Publication details
- Tuesday | 20 Apr, 1999
- Tariq Rahman
- Working Papers
- 31
Tariq Rahman, SDPI 1999 Introduction Language acquisition refers to both learning and teaching a language. It might be argued that both learning and teaching are two sides of the same coin; that a teacher teaches a language while a learner learns it. However, that is not how the terms are used here. When one talks of learning one’s focus is on demand. People are willing to learn a language; they demand it. The process of teaching is a response to this demand. The focus on teaching, on the other hand, looks at the supply side. In an open-market situation public demand will create and condition supply. In other situations, however, such an equation will not hold. One may force the teaching of a language by decree and offer no choice. In such cases one would be justified in concentrating only on teaching and not on learning because it would no longer be possible not to appear to learn a language which is being forcibly taught though, of course, it would be possible to resist it in various ways. In general, however, the situation of the Muslims of northern India and Pakistan falls somewhere in between these two ends though inclined more to the open-market pattern in some essential respects. First, no language was ever imposed and then forced upon them by dictatorial fiat. Second no kind of teaching, let alone language-teaching, was made compulsory for the whole of the population of South Asia at any period of history.

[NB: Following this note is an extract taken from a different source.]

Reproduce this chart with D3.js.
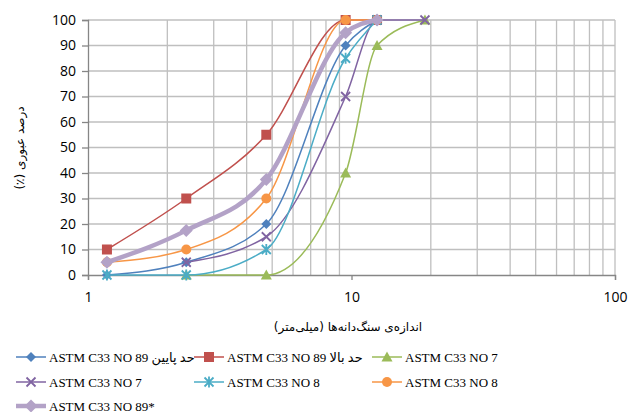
<!DOCTYPE html>
<html>
<head>
<meta charset="utf-8">
<script src="https://d3js.org/d3.v7.min.js"></script>
<style>
  body { margin: 0; background: #fff; }
</style>
</head>
<body>
<script>
var sieves = [1.18, 2.36, 4.75, 9.5, 12.5, 19];
var seriesNames = [
  "ASTM C33 NO 89 حد پایین",
  "ASTM C33 NO 89 حد بالا",
  "ASTM C33 NO 7",
  "ASTM C33 NO 7",
  "ASTM C33 NO 8",
  "ASTM C33 NO 8",
  "ASTM C33 NO 89*"
];
var no89Low  = [0, 5, 20, 90, 100, null];
var no89High = [10, 30, 55, 100, 100, null];
var no7Low   = [null, 0, 0, 40, 90, 100];
var no7High  = [null, 5, 15, 70, 100, 100];
var no8Low   = [0, 0, 10, 85, 100, null];
var no8High  = [5, 10, 30, 100, 100, null];
var no89Star = [5, 17.5, 37.5, 95, 100, null];
var yTicks = [0, 10, 20, 30, 40, 50, 60, 70, 80, 90, 100];
var xTicks = [1, 10, 100];

var allValues = [no89Low, no89High, no7Low, no7High, no8Low, no8High, no89Star];
var colors = ["#4F81BD", "#C0504D", "#9BBB59", "#8064A2", "#4BACC6", "#F79646", "#B3A2C7"];
var markers = ["diamond", "square", "triangle", "x", "star", "circle", "diamond"];
var widths = [1.5, 1.5, 1.5, 1.5, 1.5, 1.5, 4.5];

var width = 628, height = 412;
var svg = d3.select("body").append("svg")
    .attr("width", width).attr("height", height);

var x = d3.scaleLog().domain([1, 100]).range([88, 615]);
var y = d3.scaleLinear().domain([0, 100]).range([275, 20]);

// grid
var minor = [];
[1, 10].forEach(function(d){ for (var k = 2; k <= 9; k++) minor.push(d * k); });
var grid = svg.append("g");
grid.selectAll("line.v").data(minor.concat([100])).enter().append("line")
    .attr("x1", function(d){ return x(d); }).attr("x2", function(d){ return x(d); })
    .attr("y1", y(100)).attr("y2", y(0))
    .attr("stroke", "#bfbfbf").attr("stroke-width", 1.3);
grid.selectAll("line.h").data(yTicks.slice(1)).enter().append("line")
    .attr("x1", x(1)).attr("x2", x(100))
    .attr("y1", function(d){ return y(d); }).attr("y2", function(d){ return y(d); })
    .attr("stroke", "#bfbfbf").attr("stroke-width", 1.3);

// axes
var yAxis = d3.axisLeft(y).tickValues(yTicks).tickSize(6).tickPadding(6);
var xAxis = d3.axisBottom(x).tickValues(xTicks).tickFormat(d3.format("d")).tickSize(5).tickPadding(12);
var gy = svg.append("g").attr("transform", "translate(" + x(1) + ",0)").call(yAxis);
var gx = svg.append("g").attr("transform", "translate(0," + y(0) + ")").call(xAxis);
[gx, gy].forEach(function(g){
  g.select(".domain").attr("stroke", "#868686").attr("stroke-width", 1.3);
  g.selectAll(".tick line").attr("stroke", "#868686").attr("stroke-width", 1.3);
  g.selectAll("text").attr("font-family", "Open Sans, Liberation Sans, sans-serif")
    .attr("font-size", 14).attr("fill", "#000");
});

// titles
svg.append("text").attr("x", 348).attr("y", 331).attr("text-anchor", "middle")
   .attr("direction", "rtl")
   .attr("font-family", "DejaVu Sans").attr("font-size", 12)
   .text("اندازه‌ی سنگ‌دانه‌ها (میلی‌متر)");
svg.append("text").attr("transform", "translate(24,148) rotate(-90)")
   .attr("text-anchor", "middle").attr("direction", "rtl")
   .attr("font-family", "DejaVu Sans").attr("font-size", 12)
   .text("درصد عبوری (٪)");

function drawMarker(g, type, color, cx, cy, big) {
  var s = big ? 1.3 : 1;
  if (type === "diamond") {
    var r = 5 * s;
    g.append("path").attr("d", "M" + cx + "," + (cy - r) + "L" + (cx + r) + "," + cy + "L" + cx + "," + (cy + r) + "L" + (cx - r) + "," + cy + "Z")
      .attr("fill", color);
  } else if (type === "square") {
    g.append("rect").attr("x", cx - 5).attr("y", cy - 5).attr("width", 10).attr("height", 10).attr("fill", color);
  } else if (type === "triangle") {
    g.append("path").attr("d", "M" + cx + "," + (cy - 5.5) + "L" + (cx + 5.5) + "," + (cy + 4.5) + "L" + (cx - 5.5) + "," + (cy + 4.5) + "Z")
      .attr("fill", color);
  } else if (type === "x") {
    g.append("path").attr("d", "M" + (cx - 4.5) + "," + (cy - 4.5) + "L" + (cx + 4.5) + "," + (cy + 4.5) + "M" + (cx + 4.5) + "," + (cy - 4.5) + "L" + (cx - 4.5) + "," + (cy + 4.5))
      .attr("stroke", color).attr("stroke-width", 1.8);
  } else if (type === "star") {
    g.append("path").attr("d", "M" + (cx - 4.5) + "," + (cy - 4.5) + "L" + (cx + 4.5) + "," + (cy + 4.5) + "M" + (cx + 4.5) + "," + (cy - 4.5) + "L" + (cx - 4.5) + "," + (cy + 4.5) + "M" + cx + "," + (cy - 5.5) + "L" + cx + "," + (cy + 5.5))
      .attr("stroke", color).attr("stroke-width", 1.8);
  } else if (type === "circle") {
    g.append("circle").attr("cx", cx).attr("cy", cy).attr("r", 5).attr("fill", color);
  }
}

var line = d3.line()
    .x(function(d){ return x(d[0]); })
    .y(function(d){ return y(d[1]); })
    .curve(d3.curveMonotoneX);

allValues.forEach(function(vals, i){
  var pts = sieves.map(function(s, j){ return [s, vals[j]]; }).filter(function(p){ return p[1] !== null; });
  var g = svg.append("g");
  g.append("path").datum(pts).attr("d", line)
    .attr("fill", "none").attr("stroke", colors[i]).attr("stroke-width", widths[i])
    .attr("stroke-linejoin", "round").attr("stroke-linecap", "round");
  pts.forEach(function(p){ drawMarker(g, markers[i], colors[i], x(p[0]), y(p[1]), i === 6); });
});

// legend
var legX = [16, 194, 372], legY = [357, 382, 406];
seriesNames.forEach(function(name, i){
  var lx = legX[i % 3], ly = legY[Math.floor(i / 3)];
  var g = svg.append("g");
  g.append("line").attr("x1", lx).attr("x2", lx + 30).attr("y1", ly).attr("y2", ly)
    .attr("stroke", colors[i]).attr("stroke-width", widths[i]);
  drawMarker(g, markers[i], colors[i], lx + 15, ly, i === 6);
  g.append("text").attr("x", lx + 33).attr("y", ly + 4.5)
    .attr("font-family", "Liberation Serif, DejaVu Sans, serif").attr("font-size", 13)
    .attr("direction", "ltr")
    .text(name);
});
</script>
</body>
</html>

And, lastly, public demand for the languages which were taught from time to time – Arabic, Persian, Urdu and English – was never absent. Indeed, it was often considerable and increased teaching was often a response to this demand. It is because of these factors, especially because of demand from the civil society, that I have proposed to look at language acquisition, which includes both learning and teaching i.e both demand and supply, in this paper. One purpose of the paper is to explore a theoretical model for both learning and teaching situations. In a sense, of course, language-learning and language-teaching are two sides of the same coin and one cannot look at one without looking at the other. And when one has looked at both sides one discovers that the value of the coin, what is buys in the market, is power – that it is power which enters into the equation whether people demand to learn a language or whether some powerful entity, such as the state, makes policies to teach it.